Dataset excerpt:
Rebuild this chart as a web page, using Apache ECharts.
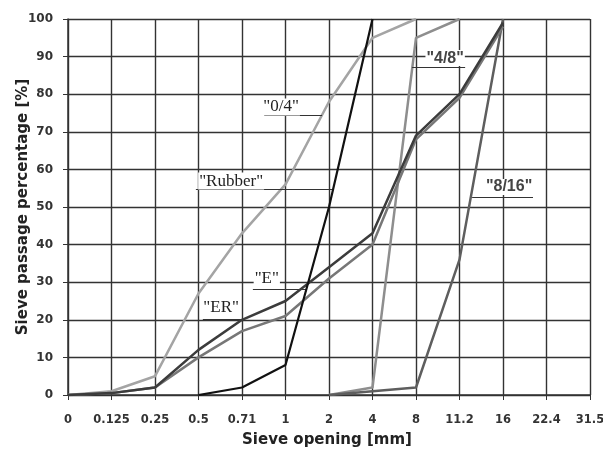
<!DOCTYPE html>
<html><head><meta charset="utf-8">
<script src="https://cdn.jsdelivr.net/npm/echarts@6/dist/echarts.min.js"></script>
<style>html,body{margin:0;padding:0;background:#fff}#c{width:603px;height:453px}</style>
</head><body><div id="c"></div>
<script>
// Sieve sizes (category ticks)
var sieveLabels = ['0','0.125','0.25','0.5','0.71','1','2','4','8','11.2','16','22.4','31.5'];
// Passing percentages per sieve (null = no value)
var s04     = [0, 1, 5, 27, 43, 56, 78, 95, 100, null, null, null, null];
var s48     = [null, null, null, null, null, null, 0, 2, 95, 100, null, null, null];
var s816    = [null, null, null, null, null, null, 0, 1, 2, 36, 100, null, null];
var rubber  = [null, null, null, 0, 2, 8, 50, 100, null, null, null, null, null];
var sER     = [0, 0.5, 2, 12, 20, 25, 34, 43, 69, 80, 99, null, null];
var sE      = [0, 0.5, 2, 10, 17, 21, 31, 40, 68, 79, 98, null, null];

// Annotation text/leader positions in data coordinates (x = sieve index)
var notes = {
  '0/4':   {text:[4.90,76.6], line:[4.51,5.84,74.5], serif:true},
  'Rubber':{text:[3.75,56.9], line:[2.94,6.09,54.7], serif:true},
  'E':     {text:[4.57,30.9], line:[4.25,5.49,28.2], serif:true},
  'ER':    {text:[3.52,23.2], line:[3.10,4.02,20.2], serif:true},
  '4/8':   {text:[8.67,89.6], line:[7.91,9.13,87.2], serif:false},
  '8/16':  {text:[10.14,55.3], line:[9.29,10.69,52.7], serif:false}
};

function pts(arr){
  var out=[];
  arr.forEach(function(v,i){ if(v!==null) out.push([i,v]); });
  return out;
}
function mk(name, arr, color, width, z){
  var n = notes[name];
  return {
    name: name, type:'line', data: pts(arr), symbol:'none', z:z,
    lineStyle:{color:color, width:width}, itemStyle:{color:color},
    markLine:{silent:true, symbol:'none', label:{show:false},
      lineStyle:{color:'#333', width:1, type:'solid'},
      data:[[{coord:[n.line[0],n.line[2]]},{coord:[n.line[1],n.line[2]]}]]},
    markPoint:{silent:true, symbol:'rect', symbolSize:1, itemStyle:{color:'rgba(0,0,0,0)'},
      data:[{coord:n.text, value:name}],
      label:{show:true, position:'inside', formatter:'"'+name+'"',
        color: n.serif ? '#222' : '#444', backgroundColor:'#fff', padding:[0,1],
        fontFamily: n.serif ? '"Liberation Serif", serif' : '"Liberation Sans", Arial, sans-serif',
        fontWeight: n.serif ? 'normal' : 'bold',
        fontSize: n.serif ? 17 : 16}}
  };
}

var chart = echarts.init(document.getElementById('c'), null, {renderer:'canvas'});
chart.setOption({
  animation:false,
  backgroundColor:'#fff',
  grid:{left:68, right:13, top:19, bottom:58, containLabel:false, outerBoundsMode:'none'},
  xAxis:{type:'value', min:0, max:12, interval:1,
    name:'Sieve opening [mm]', nameLocation:'middle', nameGap:38, nameMoveOverlap:false,
    nameTextStyle:{fontFamily:'"DejaVu Sans", sans-serif', fontWeight:'bold', fontSize:15, color:'#222', padding:[0,4,0,0]},
    axisLine:{show:true, lineStyle:{color:'#333', width:1.5}},
    axisTick:{show:true, length:5, lineStyle:{color:'#333'}},
    axisLabel:{formatter:function(v){return sieveLabels[Math.round(v)];}, margin:19,
      fontFamily:'"DejaVu Sans", sans-serif', fontWeight:'bold', fontSize:11.5, color:'#333'},
    splitLine:{show:true, lineStyle:{color:'#333', width:1.4}}},
  yAxis:{type:'value', min:0, max:100, interval:10,
    name:'Sieve passage percentage [%]', nameLocation:'middle', nameGap:37, nameMoveOverlap:false,
    nameTextStyle:{fontFamily:'"DejaVu Sans", sans-serif', fontWeight:'bold', fontSize:15, color:'#222'},
    axisLine:{show:true, lineStyle:{color:'#333', width:1.5}},
    axisTick:{show:true, length:5, lineStyle:{color:'#333'}},
    axisLabel:{margin:15, fontFamily:'"DejaVu Sans", sans-serif', fontWeight:'bold', fontSize:12, color:'#333'},
    splitLine:{show:true, lineStyle:{color:'#333', width:1.4}}},
  series:[
    mk('0/4', s04, '#a4a4a4', 2.5, 2),
    mk('4/8', s48, '#8e8e8e', 2.5, 3),
    mk('8/16', s816, '#5e5e5e', 2.5, 4),
    mk('E', sE, '#777777', 2.5, 5),
    mk('ER', sER, '#3c3c3c', 2.5, 6),
    mk('Rubber', rubber, '#111111', 2.2, 7)
  ]
});
</script></body></html>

Problem to work on: Copy out all the data exactly; skip the pictures.

Task output:
Rebuild this chart as a web page, using Apache ECharts.
<!DOCTYPE html>
<html><head><meta charset="utf-8">
<script src="https://cdn.jsdelivr.net/npm/echarts@6/dist/echarts.min.js"></script>
<style>html,body{margin:0;padding:0;background:#fff}#c{width:603px;height:453px}</style>
</head><body><div id="c"></div>
<script>
// Sieve sizes (category ticks)
var sieveLabels = ['0','0.125','0.25','0.5','0.71','1','2','4','8','11.2','16','22.4','31.5'];
// Passing percentages per sieve (null = no value)
var s04     = [0, 1, 5, 27, 43, 56, 78, 95, 100, null, null, null, null];
var s48     = [null, null, null, null, null, null, 0, 2, 95, 100, null, null, null];
var s816    = [null, null, null, null, null, null, 0, 1, 2, 36, 100, null, null];
var rubber  = [null, null, null, 0, 2, 8, 50, 100, null, null, null, null, null];
var sER     = [0, 0.5, 2, 12, 20, 25, 34, 43, 69, 80, 99, null, null];
var sE      = [0, 0.5, 2, 10, 17, 21, 31, 40, 68, 79, 98, null, null];

// Annotation text/leader positions in data coordinates (x = sieve index)
var notes = {
  '0/4':   {text:[4.90,76.6], line:[4.51,5.84,74.5], serif:true},
  'Rubber':{text:[3.75,56.9], line:[2.94,6.09,54.7], serif:true},
  'E':     {text:[4.57,30.9], line:[4.25,5.49,28.2], serif:true},
  'ER':    {text:[3.52,23.2], line:[3.10,4.02,20.2], serif:true},
  '4/8':   {text:[8.67,89.6], line:[7.91,9.13,87.2], serif:false},
  '8/16':  {text:[10.14,55.3], line:[9.29,10.69,52.7], serif:false}
};

function pts(arr){
  var out=[];
  arr.forEach(function(v,i){ if(v!==null) out.push([i,v]); });
  return out;
}
function mk(name, arr, color, width, z){
  var n = notes[name];
  return {
    name: name, type:'line', data: pts(arr), symbol:'none', z:z,
    lineStyle:{color:color, width:width}, itemStyle:{color:color},
    markLine:{silent:true, symbol:'none', label:{show:false},
      lineStyle:{color:'#333', width:1, type:'solid'},
      data:[[{coord:[n.line[0],n.line[2]]},{coord:[n.line[1],n.line[2]]}]]},
    markPoint:{silent:true, symbol:'rect', symbolSize:1, itemStyle:{color:'rgba(0,0,0,0)'},
      data:[{coord:n.text, value:name}],
      label:{show:true, position:'inside', formatter:'"'+name+'"',
        color: n.serif ? '#222' : '#444', backgroundColor:'#fff', padding:[0,1],
        fontFamily: n.serif ? '"Liberation Serif", serif' : '"Liberation Sans", Arial, sans-serif',
        fontWeight: n.serif ? 'normal' : 'bold',
        fontSize: n.serif ? 17 : 16}}
  };
}

var chart = echarts.init(document.getElementById('c'), null, {renderer:'canvas'});
chart.setOption({
  animation:false,
  backgroundColor:'#fff',
  grid:{left:68, right:13, top:19, bottom:58, containLabel:false, outerBoundsMode:'none'},
  xAxis:{type:'value', min:0, max:12, interval:1,
    name:'Sieve opening [mm]', nameLocation:'middle', nameGap:38, nameMoveOverlap:false,
    nameTextStyle:{fontFamily:'"DejaVu Sans", sans-serif', fontWeight:'bold', fontSize:15, color:'#222', padding:[0,4,0,0]},
    axisLine:{show:true, lineStyle:{color:'#333', width:1.5}},
    axisTick:{show:true, length:5, lineStyle:{color:'#333'}},
    axisLabel:{formatter:function(v){return sieveLabels[Math.round(v)];}, margin:19,
      fontFamily:'"DejaVu Sans", sans-serif', fontWeight:'bold', fontSize:11.5, color:'#333'},
    splitLine:{show:true, lineStyle:{color:'#333', width:1.4}}},
  yAxis:{type:'value', min:0, max:100, interval:10,
    name:'Sieve passage percentage [%]', nameLocation:'middle', nameGap:37, nameMoveOverlap:false,
    nameTextStyle:{fontFamily:'"DejaVu Sans", sans-serif', fontWeight:'bold', fontSize:15, color:'#222'},
    axisLine:{show:true, lineStyle:{color:'#333', width:1.5}},
    axisTick:{show:true, length:5, lineStyle:{color:'#333'}},
    axisLabel:{margin:15, fontFamily:'"DejaVu Sans", sans-serif', fontWeight:'bold', fontSize:12, color:'#333'},
    splitLine:{show:true, lineStyle:{color:'#333', width:1.4}}},
  series:[
    mk('0/4', s04, '#a4a4a4', 2.5, 2),
    mk('4/8', s48, '#8e8e8e', 2.5, 3),
    mk('8/16', s816, '#5e5e5e', 2.5, 4),
    mk('E', sE, '#777777', 2.5, 5),
    mk('ER', sER, '#3c3c3c', 2.5, 6),
    mk('Rubber', rubber, '#111111', 2.2, 7)
  ]
});
</script></body></html>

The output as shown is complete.